У русской литературы была женская душа
Павел БАСИНСКИЙ
Опубликовано в журнале Октябрь, номер 4, 2000
Павел БАСИНСКИЙ Постфеминизм У РУССКОЙ ЛИТЕРАТУРЫ БЫЛА ЖЕНСКАЯ ДУША Жилое и нежилое “Прогнозы на третье тысячелетие неутешительны для литературы. Будущее прозябание словесности на обочине цивилизации… кажется всем настолько очевидным, что как бы и не о чем особо рассуждать… Но вот другой, противоречащий вышесказанному факт: за последнее десятилетие в российской прозе… появилось необычно много ярких женских имен (следует перечисление.— П. Б.). …Почему возникновение женской прозы… противоречит концу литературы? Потому что женщина никогда не идет на нежилое место. В женской генетической программе не заложено быть расходным материалом эволюции. В экстремальной ситуации, когда мужчина обязан погибнуть, женщина обязана выжить… Отсюда мощный инстинкт самосохранения, часто принимаемый, например, за специфическую русскую жертвенность… На самом деле она (женщина. — П. Б.) предпринимает свои усилия, чтобы не выпасть из жизни, и при этом очень мало считается с истинными чувствами объекта своей заботы, ставшего — по стечению обстоятельств — единицей ее житейского груза и героем ее сюжета. Точно так же и в литературе: нравится это кому-то или нет, но представительницы эгоистического пола приходят сюда и делают то…” и т. д.

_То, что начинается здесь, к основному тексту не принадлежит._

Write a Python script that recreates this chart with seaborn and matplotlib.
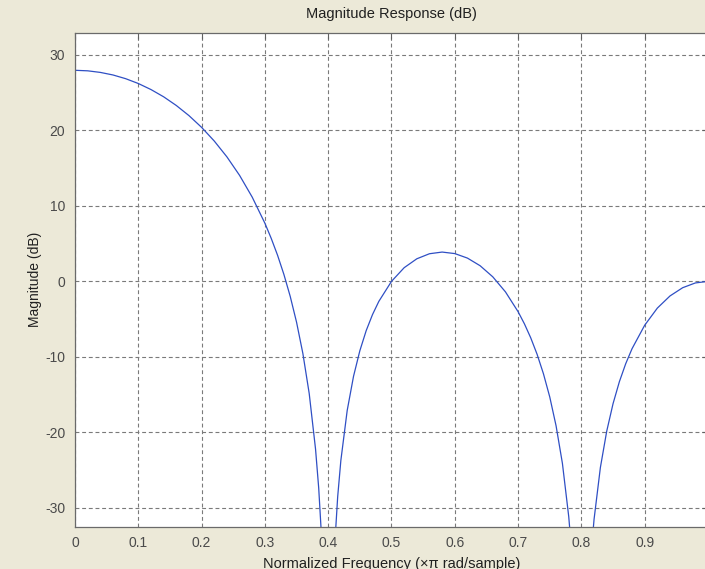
import numpy as np
import pandas as pd
import seaborn as sns
import matplotlib.pyplot as plt

# Valores (frequência normalizada x magnitude em dB)
# -60 nos nulos = ponto fora da área visível (curva sai pela base do gráfico)
freq = [0.000, 0.020, 0.040, 0.060, 0.080, 0.100, 0.120, 0.140, 0.160, 0.180,
        0.200, 0.220, 0.240, 0.260, 0.280, 0.300, 0.310, 0.320, 0.330, 0.340,
        0.350, 0.360, 0.370, 0.380, 0.385, 0.390, 0.400, 0.410, 0.415, 0.420,
        0.430, 0.440, 0.450, 0.460, 0.470, 0.480, 0.500, 0.520, 0.540, 0.560,
        0.580, 0.600, 0.620, 0.640, 0.660, 0.680, 0.700, 0.710, 0.720, 0.730,
        0.740, 0.750, 0.760, 0.770, 0.780, 0.785, 0.800, 0.815, 0.820, 0.830,
        0.840, 0.850, 0.860, 0.870, 0.880, 0.900, 0.920, 0.940, 0.960, 0.980,
        1.000]
mag_db = [27.96, 27.89, 27.68, 27.34, 26.85, 26.21, 25.41, 24.45, 23.30, 21.96,
          20.40, 18.59, 16.49, 14.04, 11.15, 7.70, 5.69, 3.46, 0.92, -1.99,
          -5.41, -9.56, -14.86, -22.22, -27.38, -34.60, -60.0, -35.35, -28.51, -23.72,
          -17.11, -12.58, -9.19, -6.53, -4.40, -2.65, 0.00, 1.81, 2.99, 3.66,
          3.88, 3.68, 3.08, 2.07, 0.60, -1.39, -4.02, -5.63, -7.49, -9.66,
          -12.23, -15.31, -19.14, -24.11, -31.17, -36.18, -60.0, -36.45, -31.52, -24.65,
          -19.85, -16.20, -13.29, -10.91, -8.92, -5.81, -3.54, -1.93, -0.84, -0.21,
          0.00]

x_ticks = [0, 0.1, 0.2, 0.3, 0.4, 0.5, 0.6, 0.7, 0.8, 0.9, 1.0]
x_tick_labels = ['0', '0.1', '0.2', '0.3', '0.4', '0.5', '0.6', '0.7', '0.8', '0.9', '']
y_ticks = [-30, -20, -10, 0, 10, 20, 30]

df = pd.DataFrame({'freq': freq, 'mag': mag_db})

sns.set_theme(style='white')
plt.rcParams['font.family'] = ['Liberation Sans', 'DejaVu Sans']
plt.rcParams['axes.unicode_minus'] = False

fig = plt.figure(figsize=(7.05, 5.69), dpi=100, facecolor='#ece9d8')
# o eixo vai um pouco além da borda direita, como no original
ax = fig.add_axes([75 / 705, (569 - 526.7) / 569, 633 / 705, 493.7 / 569])
ax.set_facecolor('white')

sns.lineplot(data=df, x='freq', y='mag', ax=ax, color='#2f4fc4',
             linewidth=0.9, sort=False, errorbar=None)

ax.set_xlim(0, 1)
ax.set_ylim(-32.5, 32.9)
ax.set_xticks(x_ticks)
ax.set_xticklabels(x_tick_labels)
ax.set_yticks(y_ticks)

ax.grid(True, color='#7a7a7a', linestyle=(0, (3.5, 2.5)), linewidth=0.8)
ax.tick_params(direction='in', length=4.5, width=0.8, color='#606060',
               labelcolor='#4a4a4a', labelsize=10, top=True, right=True,
               pad=7)
for s in ax.spines.values():
    s.set_color('#6a6a6a')
    s.set_linewidth(0.9)

ax.set_title('Magnitude Response (dB)', fontsize=10.5, color='#202020', pad=11)
ax.set_xlabel('Normalized Frequency (\u00d7\u03c0 rad/sample)', fontsize=10.5,
              color='#202020', labelpad=5)
ax.set_ylabel('Magnitude (dB)', fontsize=10, color='#202020', labelpad=2)

plt.savefig('out.png', dpi=100, facecolor=fig.get_facecolor())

Прошу прощения за столь пространную выписку из материала новой рубрики Ольги Славниковой “Терпение бумаги” (“Октябрь”, 2000, № 3), но она необходима для того, чтобы читатель, возможно, не знакомый со статьей, понял, в чем же ее главная мысль. Тем более что мысль эта давно носится в воздухе, и хорошо, что О. Славникова так ярко и четко ее выразила. Литература в упадке. Но в нее идут женщины. Женщина не пойдет на нежилое место. Следовательно, литературу ждет расцвет.

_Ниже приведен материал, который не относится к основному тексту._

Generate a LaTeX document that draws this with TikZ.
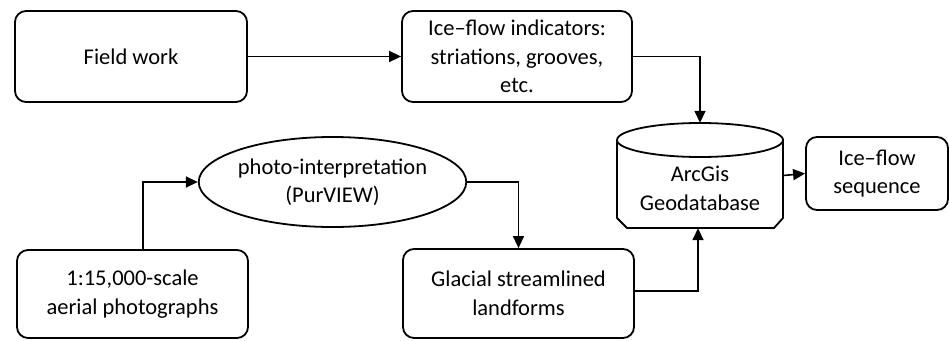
\documentclass[tikz,border=0pt]{standalone}
\usepackage{fontspec}
\setmainfont{Carlito}
\usetikzlibrary{arrows.meta,shapes.geometric}
\begin{document}
\begin{tikzpicture}[x=1pt,y=-1pt,
  every node/.style={font=\fontsize{22.5}{28.5}\selectfont, align=center, inner sep=0pt},
  box/.style={draw, line width=1.8pt, rounded corners=11pt},
  conn/.style={line width=1.6pt, -{Triangle[length=12pt,width=11pt]}}]
\useasboundingbox (0,0) rectangle (949,340);
\node[box, minimum width=232pt, minimum height=91pt] (field) at (131,56.5) {Field work};
\node[box, minimum width=230pt, minimum height=91pt] (ice) at (517,56.5) {Ice--flow indicators:\\striations, grooves,\\etc.};
\node[box, minimum width=231pt, minimum height=88pt] (aer) at (132.5,294) {1:15,000-scale\\aerial photographs};
\node[box, minimum width=231pt, minimum height=89pt] (gl) at (518.5,293.5) {Glacial streamlined\\landforms};
\node[box, minimum width=142pt, minimum height=73pt] (seq) at (877,173.5) {Ice--flow\\sequence};
\node[draw, ellipse, line width=1.8pt, minimum width=263pt, minimum height=90pt] (ell) at (332.5,182) {photo-interpretation\\(PurVIEW)};
% database cylinder
\node[minimum width=166pt, minimum height=105pt] (db) at (700,175.5) {};
\draw[line width=1.8pt, line join=round]
  (617,140) -- (617,218) -- (627,228) -- (774,228) -- (783,218) -- (783,140);
\draw[line width=1.8pt] (700,140) ellipse [x radius=83, y radius=17];
\node (dbtext) at (700,188.5) {ArcGis\\Geodatabase};
% connectors
\draw[conn] (field.east) -- (ice.west);
\draw[conn] (ice.east) -| (db.north);
\draw[conn] ([xshift=10.5pt]aer.north) |- (ell.west);
\draw[conn] (ell.east) -| (gl.north);
\draw[conn] ([yshift=2.5pt]gl.east) -| ([xshift=-2pt]db.south);
\draw[conn] (db.east) -- (seq.west);
\end{tikzpicture}
\end{document}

Сама по себе мысль хотя и занятная, но весьма спорная. По ее логике русская (и большей частью вся европейская) литература XIX века была нежилым местом. На самом деле тогда женщины не шли потоком в литературу по другой причине: из-за специфики образования и отношения к литературным занятиям вообще. Напомню, что Тургенев, прежде чем стать великим и хорошо оплачиваемым автором, за свои литературные занятия (в частности) остался без матушкиного содержания и проживал на даче Виардо под Парижем на положении… не могу подобрать точного слова. Там он писал “Записки охотника”, впоследствии составившие славу русской словесности. Совершенно ясно, что женщина в подобной ситуации оказаться не могла. Либо она была бы актеркой, балериной, но никак не писателем.

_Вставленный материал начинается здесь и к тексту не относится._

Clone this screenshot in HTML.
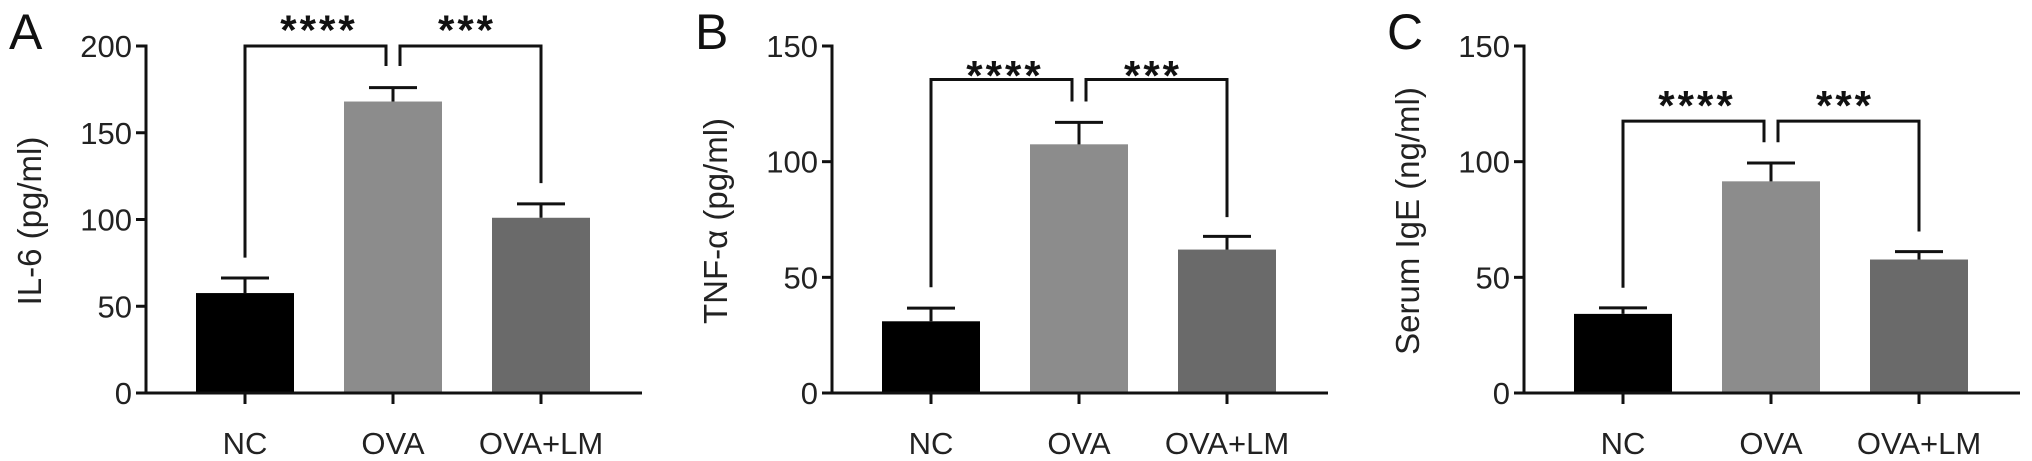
<!DOCTYPE html>
<html><head><meta charset="utf-8"><style>
body{margin:0;background:#fff;}
svg{display:block;font-family:"Liberation Sans",Arial,sans-serif;}
</style></head><body>
<svg id="fig" width="2032" height="461" viewBox="0 0 2032 461"></svg>
<script>
const categories = ["NC","OVA","OVA+LM"];
const panelLetters = ["A","B","C"];
const yTitles = ["IL-6 (pg/ml)","TNF-α (pg/ml)","Serum IgE (ng/ml)"];
const yMaxes = [200,150,150];
const yTickLabels = [[0,50,100,150,200],[0,50,100,150],[0,50,100,150]];
const meansA = [57.6,168,101];
const errsA = [66.3,176,109];
const meansB = [31,107.5,62];
const errsB = [36.7,117,67.7];
const meansC = [34.2,91.5,57.7];
const errsC = [36.8,99.4,61.1];
const bracketTopVals = [200,135.5,117.5];
const bracketDropVals = [[78,188.5,121],[45.7,126,76],[45.5,108.4,69.8]];
const starVals = [213,140,127];
const sigLabels = ["****","***"];

const means=[meansA,meansB,meansC], errs=[errsA,errsB,errsC];
const axisXs=[146,832,1524];
const colors=["#000000","#8c8c8c","#6a6a6a"];
const NS="http://www.w3.org/2000/svg";
const svg=document.getElementById('fig');
const Y0=393, YTOP=46;
function mk(tag,attrs,parent){const e=document.createElementNS(NS,tag);for(const k in attrs)e.setAttribute(k,attrs[k]);(parent||svg).appendChild(e);return e;}
for(let p=0;p<3;p++){
  const ax=axisXs[p];
  const g=mk('g',{});
  
  
  const y=v=>Y0-(v/yMaxes[p])*(Y0-YTOP);
  const x=i=>ax+99+i*148;
  const lt=mk('text',{x:ax-137,y:49,'font-size':50,fill:'#111'},g);lt.textContent=panelLetters[p];
  
  
  const tt=mk('text',{x:0,y:0,'font-size':33,fill:'#222','text-anchor':'middle',transform:`translate(${ax-105},221) rotate(-90)`},g);tt.textContent=yTitles[p];
  
  
  for(let i=0;i<3;i++){
    const cx=x(i);
    const r=mk('rect',{x:cx-49,y:y(means[p][i]),width:98,height:Y0-y(means[p][i]),fill:colors[i]},g);
    
    
    const e=mk('path',{d:`M${cx} ${y(means[p][i])}V${y(errs[p][i])}M${cx-24} ${y(errs[p][i])}H${cx+24}`,stroke:'#111','stroke-width':3,fill:'none'},g);
    
    
    const tk=mk('line',{x1:cx,x2:cx,y1:Y0,y2:Y0+11,stroke:'#111','stroke-width':3},g);
    
    
    const cl=mk('text',{x:cx,y:454,'font-size':31,fill:'#222','text-anchor':'middle'},g);cl.textContent=categories[i];
    
    
  }
  const axl=mk('path',{d:`M${ax-10} ${YTOP}H${ax}V${Y0}M${ax-10} ${Y0}H${x(2)+101}`,stroke:'#111','stroke-width':3,fill:'none'},g);
  
  
  yTickLabels[p].forEach(v=>{
    const tl=mk('line',{x1:ax-10,x2:ax,y1:y(v),y2:y(v),stroke:'#111','stroke-width':3},g);
    
    
    const t=mk('text',{x:ax-14,y:y(v)+11,'font-size':31,fill:'#222','text-anchor':'end'},g);t.textContent=v;
    
    
  });
  const bt=y(bracketTopVals[p]), d=bracketDropVals[p];
  const b1=mk('path',{d:`M${x(0)} ${y(d[0])}V${bt}H${x(1)-7}V${y(d[1])}`,stroke:'#111','stroke-width':3,fill:'none'},g);
  
  
  const b2=mk('path',{d:`M${x(1)+7} ${y(d[1])}V${bt}H${x(2)}V${y(d[2])}`,stroke:'#111','stroke-width':3,fill:'none'},g);
  
  
  const sy=y(starVals[p])+21;
  const s1=mk('text',{x:(x(0)+x(1))/2,y:sy,'font-size':42,'font-weight':'bold',fill:'#111','text-anchor':'middle','letter-spacing':3},g);s1.textContent=sigLabels[0];
  
  
  const s2=mk('text',{x:(x(1)+x(2))/2,y:sy,'font-size':42,'font-weight':'bold',fill:'#111','text-anchor':'middle','letter-spacing':3},g);s2.textContent=sigLabels[1];
  
  
}
</script>
</body></html>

Конечно, Россия в этом смысле отставала от Европы, особенно от Франции, на культуру которой во многом ориентировалась. Там в XVIII веке уже процветали салоны во вкусе г-жи Рамбуйе, там нарасхват читались романы г-жи Жанлис, что естественным образом подготавливало почву для появления Жермены де Сталь и Авроры Дюпен, чей мужской псевдоним — Жорж Санд — тоже, впрочем, красноречиво свидетельствовал об ущемлении женского достоинства в литературе даже во Франции. А у нас московская цензура в 1797 году запретила роман некой девицы Демидовой из Калуги. Дело пошло на утверждение в специально учрежденный Цензурный совет, который подтвердил запрещение и постановил о романе, что “если подлинно сочинен девицею, то занималась она делами совсем до нее не касающимися”.
Фамусов мечтал сжечь все книги, которые читала Софья (конечно, романы, и, конечно, французские). Вообразите, как бы он поступил с самой Софьей, если бы она воплотила свой с Молчалиным роман в некий текст и тиснула, ну, скажем, в “Московском телеграфе”.
И все же в логике рассуждений Ольги Славниковой, даже и применительно к концу XVIII — первой половине XIX столетия, есть рациональное зерно. Российское литературное пространство в то время было нежилым местом в том смысле, что это была целина, а не многократно уже засеваемое поле. Все приходилось осваивать впервые, все испытывать на русской почве: от стихотворных размеров до поэтических и прозаических жанров. Да и самый литературный язык наш только выковывался.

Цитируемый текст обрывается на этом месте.